À présent, ce seront à nouveau les mesures vouées à la décarbonation ou au sauvetage de la biodiversité qui seront les premières sacrifiées lorsque s’élèveront des appels à l’austérité en réponse au resserrement de l’activité causé par les folies douanières de Donald Trump. Prenons l’exemple de l’acier : est-il raisonnable d’assumer que le mécanisme européen de taxation du contenu en CO2 des importations puisse survivre au chaos consécutif à l’érection de barrières protectionnistes conçues sur un coin de table ? S’il s’agit de reconnaître une victoire au trumpisme, c’est d’avoir d’ores et déjà réussi à faire disparaître de la couverture de l’actualité économique toutes références aux crises climatique et autres – si tant est qu’elles existaient.
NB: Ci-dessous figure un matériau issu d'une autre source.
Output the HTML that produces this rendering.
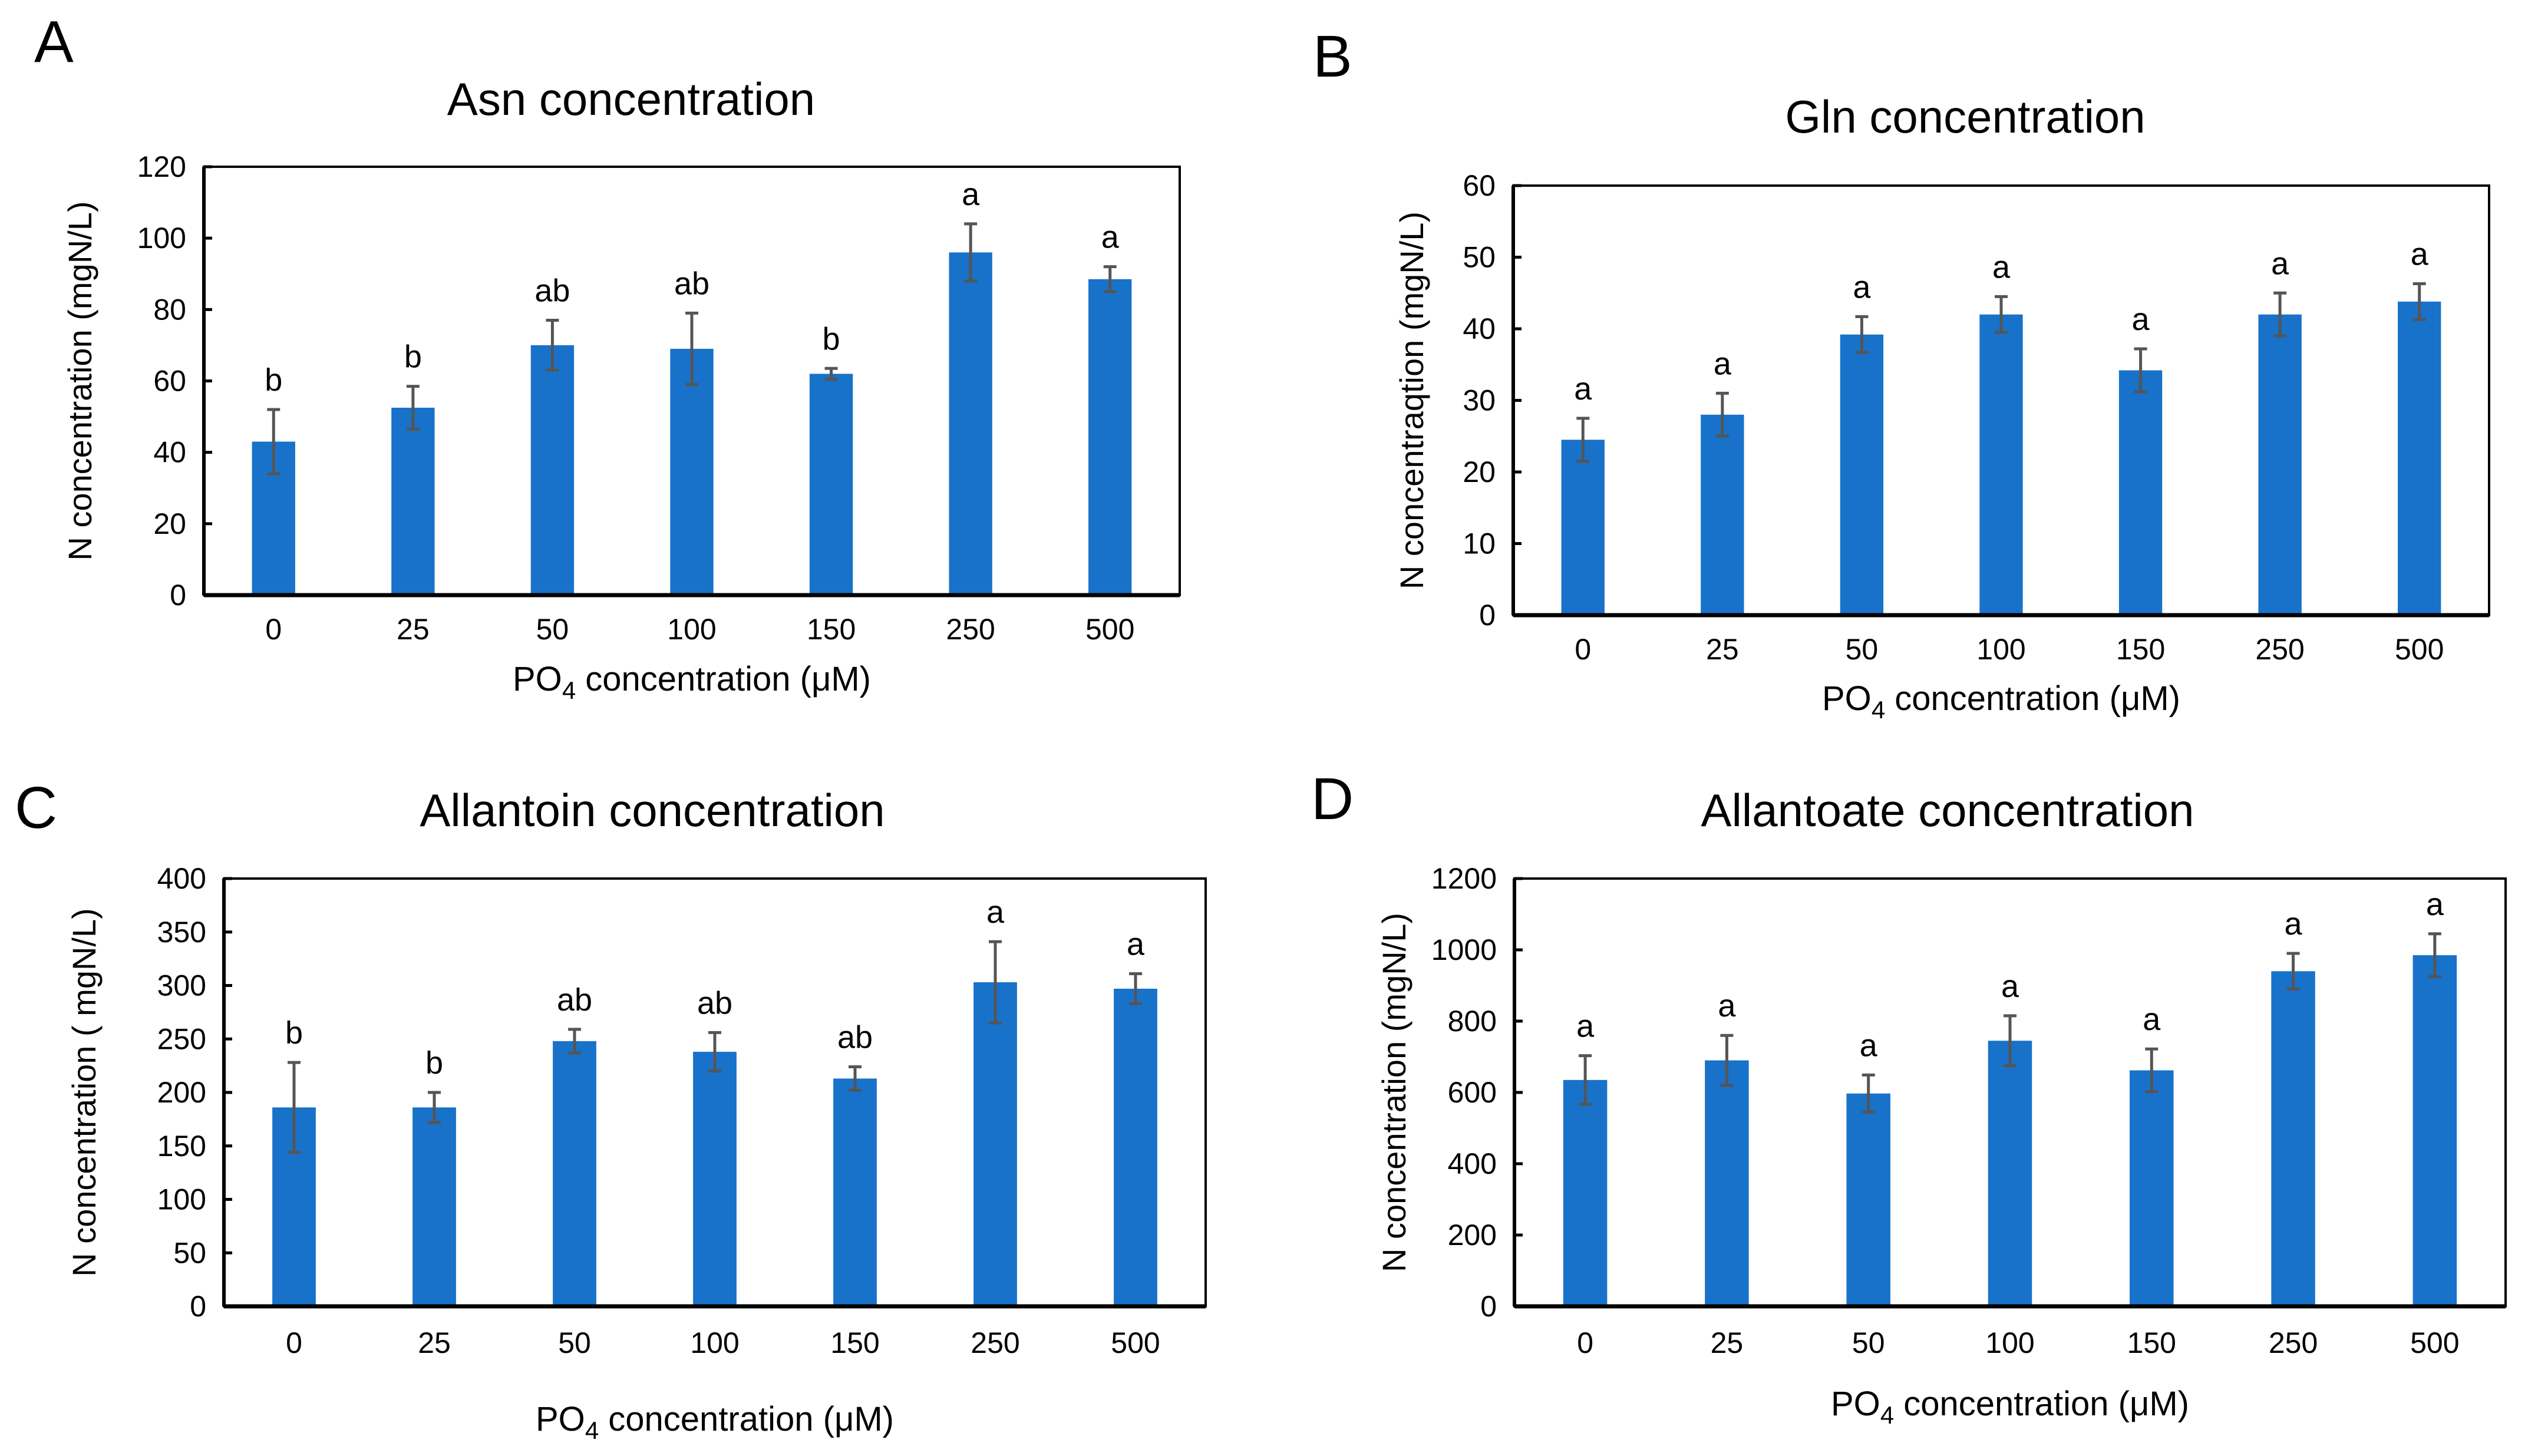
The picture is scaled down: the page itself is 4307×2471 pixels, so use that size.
<!DOCTYPE html>
<html><head><meta charset="utf-8"><style>
html,body{margin:0;padding:0;background:#fff;}
svg{display:block;}
text{fill:#000;}
</style></head><body>
<svg id="fig" width="4307" height="2471" viewBox="0 0 4307 2471" xmlns="http://www.w3.org/2000/svg"></svg>
<script>
const categories = ["0","25","50","100","150","250","500"];
const asnValues = [43, 52.5, 70, 69, 62, 96, 88.5];
const asnErrors = [9, 6, 7, 10, 1.5, 8, 3.5];
const asnLetters = ["b","b","ab","ab","b","a","a"];
const asnTicks = [0,20,40,60,80,100,120];
const glnValues = [24.5, 28, 39.2, 42, 34.2, 42, 43.8];
const glnErrors = [3, 3, 2.5, 2.5, 3, 3, 2.5];
const glnLetters = ["a","a","a","a","a","a","a"];
const glnTicks = [0,10,20,30,40,50,60];
const allantoinValues = [186, 186, 248, 238, 213, 303, 297];
const allantoinErrors = [42, 14, 11, 18, 11, 38, 14];
const allantoinLetters = ["b","b","ab","ab","ab","a","a"];
const allantoinTicks = [0,50,100,150,200,250,300,350,400];
const allantoateValues = [635, 690, 597, 745, 662, 940, 985];
const allantoateErrors = [68, 70, 52, 70, 60, 50, 60];
const allantoateLetters = ["a","a","a","a","a","a","a"];
const allantoateTicks = [0,200,400,600,800,1000,1200];

const NS = "http://www.w3.org/2000/svg";
const svg = document.getElementById('fig');
function mk(tag, attrs, parent){const e=document.createElementNS(NS,tag);for(const k in attrs)e.setAttribute(k,attrs[k]);(parent||svg).appendChild(e);return e;}
const NARROW = '"Liberation Sans Narrow","Liberation Sans",sans-serif';
const WIDE = '"Liberation Sans",sans-serif';

function panel(p){
  const g = mk('g',{});
  
  
  const L=p.box[0], T=p.box[1], R=p.box[2], B=p.box[3];
  const ymax=p.ticks[p.ticks.length-1];
  const yS=v=>B-(v/ymax)*(B-T);
  const step=(R-L)/categories.length;
  const xS=i=>L+step*(i+0.5);
  const bw=step*0.31;
  const lab=mk('text',{x:p.label[0],y:p.label[1],'font-size':100,'font-family':NARROW},g);
  lab.textContent=p.letter;
  
  
  const t=mk('text',{x:p.title[0],y:p.title[1],'font-size':78,'text-anchor':'middle','font-family':NARROW},g);
  t.textContent=p.titleText;
  
  
  p.values.forEach((v,i)=>{
    const r=mk('rect',{x:xS(i)-bw/2,y:yS(v),width:bw,height:B-yS(v),fill:'#1872c9'},g);
    
    
    const e=p.errors[i];
    const eg=mk('g',{stroke:'#555','stroke-width':5},g);
    
    
    mk('line',{x1:xS(i),x2:xS(i),y1:yS(v+e),y2:yS(v-e)},eg);
    mk('line',{x1:xS(i)-11,x2:xS(i)+11,y1:yS(v+e),y2:yS(v+e)},eg);
    mk('line',{x1:xS(i)-11,x2:xS(i)+11,y1:yS(v-e),y2:yS(v-e)},eg);
    const st=mk('text',{x:xS(i),y:yS(v+e)-32,'font-size':54,'text-anchor':'middle','font-family':p.font},g);
    st.textContent=p.letters[i];
    
    
    const xl=mk('text',{x:xS(i),y:p.xlabY,'font-size':50,'text-anchor':'middle','font-family':p.font},g);
    xl.textContent=categories[i];
    
    
  });
  p.ticks.forEach(v=>{
    mk('line',{x1:L,x2:L+14,y1:yS(v),y2:yS(v),stroke:'#000','stroke-width':5},g);
    const tl=mk('text',{x:L-30,y:yS(v)+17,'font-size':50,'text-anchor':'end','font-family':p.font},g);
    tl.textContent=v;
    
    
  });
  const fr=mk('rect',{x:L,y:T,width:R-L,height:B-T,fill:'none',stroke:'#000','stroke-width':4},g);
  
  
  mk('line',{x1:L,x2:R,y1:B,y2:B,stroke:'#000','stroke-width':7},g);
  mk('line',{x1:L,x2:L,y1:T,y2:B,stroke:'#000','stroke-width':6},g);
  const xt=mk('text',{x:(L+R)/2,y:p.xtitleY,'font-size':58,'text-anchor':'middle','font-family':NARROW},g);
  xt.innerHTML='PO<tspan font-size="42" dy="14">4</tspan><tspan dy="-14"> concentration (μM)</tspan>';
  
  
  const yt=mk('text',{x:0,y:0,'font-size':56,'text-anchor':'middle','font-family':p.yfont,transform:'translate('+p.ytitleX+','+(T+B)/2+') rotate(-90)'},g);
  yt.textContent=p.ytitle;
  
  
}

panel({id:'asn',letter:'A',label:[58,105],titleText:'Asn concentration',title:[1071,195],box:[346,283,2002,1010],
  values:asnValues,errors:asnErrors,letters:asnLetters,ticks:asnTicks,font:NARROW,yfont:WIDE,
  xlabY:1085,xtitleY:1172,ytitleX:155,ytitle:'N concentration (mgN/L)'});
panel({id:'gln',letter:'B',label:[2228,130],titleText:'Gln concentration',title:[3335,225],box:[2568,315,4224,1044],
  values:glnValues,errors:glnErrors,letters:glnLetters,ticks:glnTicks,font:NARROW,yfont:WIDE,
  xlabY:1119,xtitleY:1205,ytitleX:2415,ytitle:'N concentraqtion (mgN/L)'});
panel({id:'allantoin',letter:'C',label:[25,1405],titleText:'Allantoin concentration',title:[1107,1402],box:[380,1491,2046,2217],
  values:allantoinValues,errors:allantoinErrors,letters:allantoinLetters,ticks:allantoinTicks,font:WIDE,yfont:NARROW,
  xlabY:2296,xtitleY:2428,ytitleX:162,ytitle:'N concentration ( mgN/L)'});
panel({id:'allantoate',letter:'D',label:[2225,1390],titleText:'Allantoate concentration',title:[3305,1402],box:[2570,1491,4252,2217],
  values:allantoateValues,errors:allantoateErrors,letters:allantoateLetters,ticks:allantoateTicks,font:NARROW,yfont:WIDE,
  xlabY:2296,xtitleY:2402,ytitleX:2385,ytitle:'N concentration (mgN/L)'});
</script>
</body></html>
Si elle doit ressembler à autre chose qu’à un champ de ruines, la décarbonation a besoin d’un commerce mondial éclairé, qui favorise la transition vers les énergies renouvelables tout en limitant les émissions et les coûts que celle-ci occasionne. Voitures électriques et panneaux photovoltaïques produits en Chine à moindre coût sont à considérer comme une aubaine dans cette perspective, non comme une menace. Le dessein trumpien de renationaliser à la hache les chaînes d’approvisionnement, après que tout a été fait pendant des décennies pour les globaliser, est illusoire même si l’objectif devait être croissance et hyperconsommation – c’est la raison pour laquelle les milliardaires de Wall Street commencent à grincer des dents après avoir initialement soutenu le camp républicain sans sourciller –, mais est tout aussi incompatible avec l’urgence climatique : nous n’avons de toute façon pas le loisir d’attendre que la poussière retombe et que ces chaînes d’approvisionnement se recomposent.
Enfin, le racisme et la xénophobie qui sont devenus une des boussoles du régime MAGA secrètent aussi, à leur façon, un venin remarquablement efficace contre toute notion de solidarité internationale. Si l’immigré, l’étudiant étranger ou le touriste sont l’ennemi à abattre, les différences culturelles, une des richesses de l’humanité, deviennent des obstacles à l’action multilatérale au lieu de contribuer à la créativité dont a grand besoin l’humanité pour s’extraire de ce mauvais pas.